§ Given instruction
Your task is to print all of the data word for word.

____

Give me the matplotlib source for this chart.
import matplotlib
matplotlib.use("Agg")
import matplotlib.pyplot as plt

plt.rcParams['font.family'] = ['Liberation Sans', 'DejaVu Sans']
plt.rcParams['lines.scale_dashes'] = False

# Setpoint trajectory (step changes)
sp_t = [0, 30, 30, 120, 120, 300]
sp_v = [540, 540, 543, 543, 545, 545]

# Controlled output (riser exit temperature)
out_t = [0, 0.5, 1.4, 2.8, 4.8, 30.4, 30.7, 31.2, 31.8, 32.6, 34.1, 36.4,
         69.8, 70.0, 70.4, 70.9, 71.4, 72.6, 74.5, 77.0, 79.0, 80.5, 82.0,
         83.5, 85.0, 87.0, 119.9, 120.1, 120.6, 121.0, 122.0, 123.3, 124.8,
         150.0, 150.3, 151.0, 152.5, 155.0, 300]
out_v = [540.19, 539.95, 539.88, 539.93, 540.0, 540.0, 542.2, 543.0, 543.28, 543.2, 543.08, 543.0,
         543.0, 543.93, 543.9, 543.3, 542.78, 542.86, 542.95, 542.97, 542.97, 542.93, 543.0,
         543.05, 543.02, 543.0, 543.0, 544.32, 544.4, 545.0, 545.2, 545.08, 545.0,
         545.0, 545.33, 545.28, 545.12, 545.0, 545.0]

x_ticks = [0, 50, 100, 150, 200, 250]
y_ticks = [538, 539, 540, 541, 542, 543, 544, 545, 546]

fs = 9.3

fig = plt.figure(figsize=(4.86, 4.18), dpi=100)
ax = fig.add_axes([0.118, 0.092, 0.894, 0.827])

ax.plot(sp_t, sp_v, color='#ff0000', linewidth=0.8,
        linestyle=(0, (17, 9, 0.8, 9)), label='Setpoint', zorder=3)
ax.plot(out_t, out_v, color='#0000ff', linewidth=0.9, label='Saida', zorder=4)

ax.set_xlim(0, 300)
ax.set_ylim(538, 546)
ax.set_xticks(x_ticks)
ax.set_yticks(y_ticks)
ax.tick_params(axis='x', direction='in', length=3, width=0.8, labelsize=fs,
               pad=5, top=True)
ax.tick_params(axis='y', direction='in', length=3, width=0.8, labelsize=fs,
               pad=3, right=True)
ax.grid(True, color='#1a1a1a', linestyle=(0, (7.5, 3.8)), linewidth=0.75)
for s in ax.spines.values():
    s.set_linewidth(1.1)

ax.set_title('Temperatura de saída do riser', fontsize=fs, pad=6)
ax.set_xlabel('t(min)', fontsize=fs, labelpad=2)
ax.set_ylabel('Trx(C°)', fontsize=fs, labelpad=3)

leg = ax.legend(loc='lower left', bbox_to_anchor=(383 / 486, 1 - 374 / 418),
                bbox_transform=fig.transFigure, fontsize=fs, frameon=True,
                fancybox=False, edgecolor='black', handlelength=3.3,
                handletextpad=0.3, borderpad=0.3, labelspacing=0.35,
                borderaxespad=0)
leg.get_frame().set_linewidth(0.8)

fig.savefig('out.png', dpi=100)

____

§ Full response
Give me the matplotlib source for this chart.
import matplotlib
matplotlib.use("Agg")
import matplotlib.pyplot as plt

plt.rcParams['font.family'] = ['Liberation Sans', 'DejaVu Sans']
plt.rcParams['lines.scale_dashes'] = False

# Setpoint trajectory (step changes)
sp_t = [0, 30, 30, 120, 120, 300]
sp_v = [540, 540, 543, 543, 545, 545]

# Controlled output (riser exit temperature)
out_t = [0, 0.5, 1.4, 2.8, 4.8, 30.4, 30.7, 31.2, 31.8, 32.6, 34.1, 36.4,
         69.8, 70.0, 70.4, 70.9, 71.4, 72.6, 74.5, 77.0, 79.0, 80.5, 82.0,
         83.5, 85.0, 87.0, 119.9, 120.1, 120.6, 121.0, 122.0, 123.3, 124.8,
         150.0, 150.3, 151.0, 152.5, 155.0, 300]
out_v = [540.19, 539.95, 539.88, 539.93, 540.0, 540.0, 542.2, 543.0, 543.28, 543.2, 543.08, 543.0,
         543.0, 543.93, 543.9, 543.3, 542.78, 542.86, 542.95, 542.97, 542.97, 542.93, 543.0,
         543.05, 543.02, 543.0, 543.0, 544.32, 544.4, 545.0, 545.2, 545.08, 545.0,
         545.0, 545.33, 545.28, 545.12, 545.0, 545.0]

x_ticks = [0, 50, 100, 150, 200, 250]
y_ticks = [538, 539, 540, 541, 542, 543, 544, 545, 546]

fs = 9.3

fig = plt.figure(figsize=(4.86, 4.18), dpi=100)
ax = fig.add_axes([0.118, 0.092, 0.894, 0.827])

ax.plot(sp_t, sp_v, color='#ff0000', linewidth=0.8,
        linestyle=(0, (17, 9, 0.8, 9)), label='Setpoint', zorder=3)
ax.plot(out_t, out_v, color='#0000ff', linewidth=0.9, label='Saida', zorder=4)

ax.set_xlim(0, 300)
ax.set_ylim(538, 546)
ax.set_xticks(x_ticks)
ax.set_yticks(y_ticks)
ax.tick_params(axis='x', direction='in', length=3, width=0.8, labelsize=fs,
               pad=5, top=True)
ax.tick_params(axis='y', direction='in', length=3, width=0.8, labelsize=fs,
               pad=3, right=True)
ax.grid(True, color='#1a1a1a', linestyle=(0, (7.5, 3.8)), linewidth=0.75)
for s in ax.spines.values():
    s.set_linewidth(1.1)

ax.set_title('Temperatura de saída do riser', fontsize=fs, pad=6)
ax.set_xlabel('t(min)', fontsize=fs, labelpad=2)
ax.set_ylabel('Trx(C°)', fontsize=fs, labelpad=3)

leg = ax.legend(loc='lower left', bbox_to_anchor=(383 / 486, 1 - 374 / 418),
                bbox_transform=fig.transFigure, fontsize=fs, frameon=True,
                fancybox=False, edgecolor='black', handlelength=3.3,
                handletextpad=0.3, borderpad=0.3, labelspacing=0.35,
                borderaxespad=0)
leg.get_frame().set_linewidth(0.8)

fig.savefig('out.png', dpi=100)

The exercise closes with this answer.